• [Work to do]: Every line of the material is to be quoted verbatim, minus the pictures.

• [Supplied information]:
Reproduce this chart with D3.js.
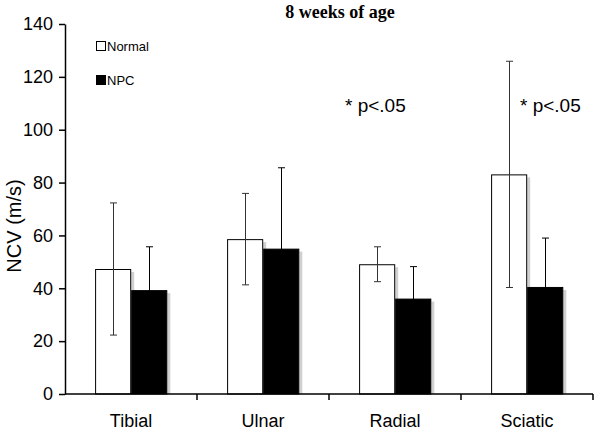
<!DOCTYPE html>
<html><head><meta charset="utf-8">
<script src="https://cdn.jsdelivr.net/npm/d3@7"></script>
<style>body{margin:0;background:#fff}svg{display:block}</style>
</head><body>
<svg id="c" width="600" height="432"></svg>
<script>
const categories = ["Tibial", "Ulnar", "Radial", "Sciatic"];
const series = ["Normal", "NPC"];
const normalMean = [47.3, 58.6, 49.1, 83.1];
const normalSD = [25.0, 17.3, 6.6, 42.8];
const npcMean = [39.3, 55.0, 36.1, 40.5];
const npcSD = [16.4, 30.6, 12.1, 18.5];
const yTicks = [0, 20, 40, 60, 80, 100, 120, 140];
const annotations = [{cat: "Radial", text: "* p<.05"}, {cat: "Sciatic", text: "* p<.05"}];

const svg = d3.select("#c");
const x = d3.scaleBand().domain(categories).range([65, 593]).paddingInner(0).paddingOuter(0);
const inner = d3.scaleBand().domain(series).range([x.bandwidth()*0.228, x.bandwidth()*0.775]).padding(0);
const y = d3.scaleLinear().domain([0, 140]).range([394, 24]);
const fills = {Normal: "#fff", NPC: "#000"};
const errColor = {Normal: "#333", NPC: "#000"};

const data = [];
categories.forEach((c, i) => {
  data.push({cat: c, s: "Normal", m: normalMean[i], sd: normalSD[i]});
  data.push({cat: c, s: "NPC", m: npcMean[i], sd: npcSD[i]});
});

// shadows
svg.append("g").selectAll("rect").data(data).join("rect")
  .attr("x", d => x(d.cat) + inner(d.s) + inner.bandwidth())
  .attr("y", d => y(d.m) + 3)
  .attr("width", 3)
  .attr("height", d => y(0) - y(d.m) - 3)
  .attr("fill", "#d0d0d0");

// bars
svg.append("g").selectAll("rect").data(data).join("rect")
  .attr("x", d => x(d.cat) + inner(d.s) + 0.5)
  .attr("y", d => y(d.m) + 0.5)
  .attr("width", inner.bandwidth() - 1)
  .attr("height", d => y(0) - y(d.m) - 0.5)
  .attr("fill", d => fills[d.s])
  .attr("stroke", "#000").attr("stroke-width", 1);

// error bars
const eg = svg.append("g").attr("stroke-width", 1);
data.forEach(d => {
  const cx = Math.round(x(d.cat) + inner(d.s) + inner.bandwidth()/2) + 0.5;
  const yt = y(d.m + d.sd), yb = y(Math.max(0, d.m - d.sd));
  const g = eg.append("g").attr("stroke", errColor[d.s]);
  g.append("line").attr("x1", cx).attr("x2", cx).attr("y1", yt).attr("y2", yb);
  g.append("line").attr("x1", cx - 3.5).attr("x2", cx + 3.5).attr("y1", yt).attr("y2", yt);
  g.append("line").attr("x1", cx - 3.5).attr("x2", cx + 3.5).attr("y1", yb).attr("y2", yb);
});

// y axis
const yAxis = d3.axisLeft(y).tickValues(yTicks).tickSize(6).tickSizeOuter(0).tickPadding(6);
const ya = svg.append("g").attr("transform", "translate(65,0)").call(yAxis);
ya.selectAll("path, line").attr("stroke", "#000").attr("stroke-width", 1.5);
ya.selectAll("text").attr("font-family", "Liberation Sans, Arial, sans-serif").attr("font-size", 18).attr("fill", "#000");

// x axis
const xa = svg.append("g").attr("transform", "translate(0,394)");
xa.append("line").attr("x1", 65).attr("x2", 593).attr("stroke", "#000").attr("stroke-width", 1.5);
const bounds = categories.map(c => x(c) + x.bandwidth());
xa.selectAll("line.t").data(bounds).join("line").attr("class", "t")
  .attr("x1", d => d).attr("x2", d => d).attr("y1", 0).attr("y2", 6)
  .attr("stroke", "#000").attr("stroke-width", 1.5);
xa.selectAll("text").data(categories).join("text")
  .attr("x", d => x(d) + x.bandwidth()/2).attr("y", 33)
  .attr("text-anchor", "middle")
  .attr("font-family", "Liberation Sans, Arial, sans-serif").attr("font-size", 18)
  .text(d => d);

// y label
svg.append("text").attr("transform", "translate(21,226) rotate(-90)")
  .attr("text-anchor", "middle")
  .attr("font-family", "Liberation Sans, Arial, sans-serif").attr("font-size", 20)
  .text("NCV (m/s)");

// title
svg.append("text").attr("x", 340).attr("y", 18).attr("text-anchor", "middle")
  .attr("font-family", "Liberation Serif, Times New Roman, serif").attr("font-weight", "bold").attr("font-size", 18)
  .text("8 weeks of age");

// legend
const lg = svg.append("g");
series.forEach((s, i) => {
  const ly = 46 + i * 34;
  lg.append("rect").attr("x", 96.5).attr("y", ly - 4.5).attr("width", 9).attr("height", 9)
    .attr("fill", fills[s]).attr("stroke", "#000").attr("stroke-width", 1);
  lg.append("text").attr("x", 107).attr("y", ly + 5)
    .attr("font-family", "Liberation Sans, Arial, sans-serif").attr("font-size", 13)
    .text(s);
});

// annotations
svg.append("g").selectAll("text").data(annotations).join("text")
  .attr("x", d => x(d.cat) + x.bandwidth()/2 - 50 + (d.cat === "Sciatic" ? 43 : 0))
  .attr("y", 112)
  .attr("font-family", "Liberation Sans, Arial, sans-serif").attr("font-size", 19)
  .text(d => d.text);
</script>
</body></html>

• [Result of the exercise]:
Reproduce this chart with D3.js.
<!DOCTYPE html>
<html><head><meta charset="utf-8">
<script src="https://cdn.jsdelivr.net/npm/d3@7"></script>
<style>body{margin:0;background:#fff}svg{display:block}</style>
</head><body>
<svg id="c" width="600" height="432"></svg>
<script>
const categories = ["Tibial", "Ulnar", "Radial", "Sciatic"];
const series = ["Normal", "NPC"];
const normalMean = [47.3, 58.6, 49.1, 83.1];
const normalSD = [25.0, 17.3, 6.6, 42.8];
const npcMean = [39.3, 55.0, 36.1, 40.5];
const npcSD = [16.4, 30.6, 12.1, 18.5];
const yTicks = [0, 20, 40, 60, 80, 100, 120, 140];
const annotations = [{cat: "Radial", text: "* p<.05"}, {cat: "Sciatic", text: "* p<.05"}];

const svg = d3.select("#c");
const x = d3.scaleBand().domain(categories).range([65, 593]).paddingInner(0).paddingOuter(0);
const inner = d3.scaleBand().domain(series).range([x.bandwidth()*0.228, x.bandwidth()*0.775]).padding(0);
const y = d3.scaleLinear().domain([0, 140]).range([394, 24]);
const fills = {Normal: "#fff", NPC: "#000"};
const errColor = {Normal: "#333", NPC: "#000"};

const data = [];
categories.forEach((c, i) => {
  data.push({cat: c, s: "Normal", m: normalMean[i], sd: normalSD[i]});
  data.push({cat: c, s: "NPC", m: npcMean[i], sd: npcSD[i]});
});

// shadows
svg.append("g").selectAll("rect").data(data).join("rect")
  .attr("x", d => x(d.cat) + inner(d.s) + inner.bandwidth())
  .attr("y", d => y(d.m) + 3)
  .attr("width", 3)
  .attr("height", d => y(0) - y(d.m) - 3)
  .attr("fill", "#d0d0d0");

// bars
svg.append("g").selectAll("rect").data(data).join("rect")
  .attr("x", d => x(d.cat) + inner(d.s) + 0.5)
  .attr("y", d => y(d.m) + 0.5)
  .attr("width", inner.bandwidth() - 1)
  .attr("height", d => y(0) - y(d.m) - 0.5)
  .attr("fill", d => fills[d.s])
  .attr("stroke", "#000").attr("stroke-width", 1);

// error bars
const eg = svg.append("g").attr("stroke-width", 1);
data.forEach(d => {
  const cx = Math.round(x(d.cat) + inner(d.s) + inner.bandwidth()/2) + 0.5;
  const yt = y(d.m + d.sd), yb = y(Math.max(0, d.m - d.sd));
  const g = eg.append("g").attr("stroke", errColor[d.s]);
  g.append("line").attr("x1", cx).attr("x2", cx).attr("y1", yt).attr("y2", yb);
  g.append("line").attr("x1", cx - 3.5).attr("x2", cx + 3.5).attr("y1", yt).attr("y2", yt);
  g.append("line").attr("x1", cx - 3.5).attr("x2", cx + 3.5).attr("y1", yb).attr("y2", yb);
});

// y axis
const yAxis = d3.axisLeft(y).tickValues(yTicks).tickSize(6).tickSizeOuter(0).tickPadding(6);
const ya = svg.append("g").attr("transform", "translate(65,0)").call(yAxis);
ya.selectAll("path, line").attr("stroke", "#000").attr("stroke-width", 1.5);
ya.selectAll("text").attr("font-family", "Liberation Sans, Arial, sans-serif").attr("font-size", 18).attr("fill", "#000");

// x axis
const xa = svg.append("g").attr("transform", "translate(0,394)");
xa.append("line").attr("x1", 65).attr("x2", 593).attr("stroke", "#000").attr("stroke-width", 1.5);
const bounds = categories.map(c => x(c) + x.bandwidth());
xa.selectAll("line.t").data(bounds).join("line").attr("class", "t")
  .attr("x1", d => d).attr("x2", d => d).attr("y1", 0).attr("y2", 6)
  .attr("stroke", "#000").attr("stroke-width", 1.5);
xa.selectAll("text").data(categories).join("text")
  .attr("x", d => x(d) + x.bandwidth()/2).attr("y", 33)
  .attr("text-anchor", "middle")
  .attr("font-family", "Liberation Sans, Arial, sans-serif").attr("font-size", 18)
  .text(d => d);

// y label
svg.append("text").attr("transform", "translate(21,226) rotate(-90)")
  .attr("text-anchor", "middle")
  .attr("font-family", "Liberation Sans, Arial, sans-serif").attr("font-size", 20)
  .text("NCV (m/s)");

// title
svg.append("text").attr("x", 340).attr("y", 18).attr("text-anchor", "middle")
  .attr("font-family", "Liberation Serif, Times New Roman, serif").attr("font-weight", "bold").attr("font-size", 18)
  .text("8 weeks of age");

// legend
const lg = svg.append("g");
series.forEach((s, i) => {
  const ly = 46 + i * 34;
  lg.append("rect").attr("x", 96.5).attr("y", ly - 4.5).attr("width", 9).attr("height", 9)
    .attr("fill", fills[s]).attr("stroke", "#000").attr("stroke-width", 1);
  lg.append("text").attr("x", 107).attr("y", ly + 5)
    .attr("font-family", "Liberation Sans, Arial, sans-serif").attr("font-size", 13)
    .text(s);
});

// annotations
svg.append("g").selectAll("text").data(annotations).join("text")
  .attr("x", d => x(d.cat) + x.bandwidth()/2 - 50 + (d.cat === "Sciatic" ? 43 : 0))
  .attr("y", 112)
  .attr("font-family", "Liberation Sans, Arial, sans-serif").attr("font-size", 19)
  .text(d => d.text);
</script>
</body></html>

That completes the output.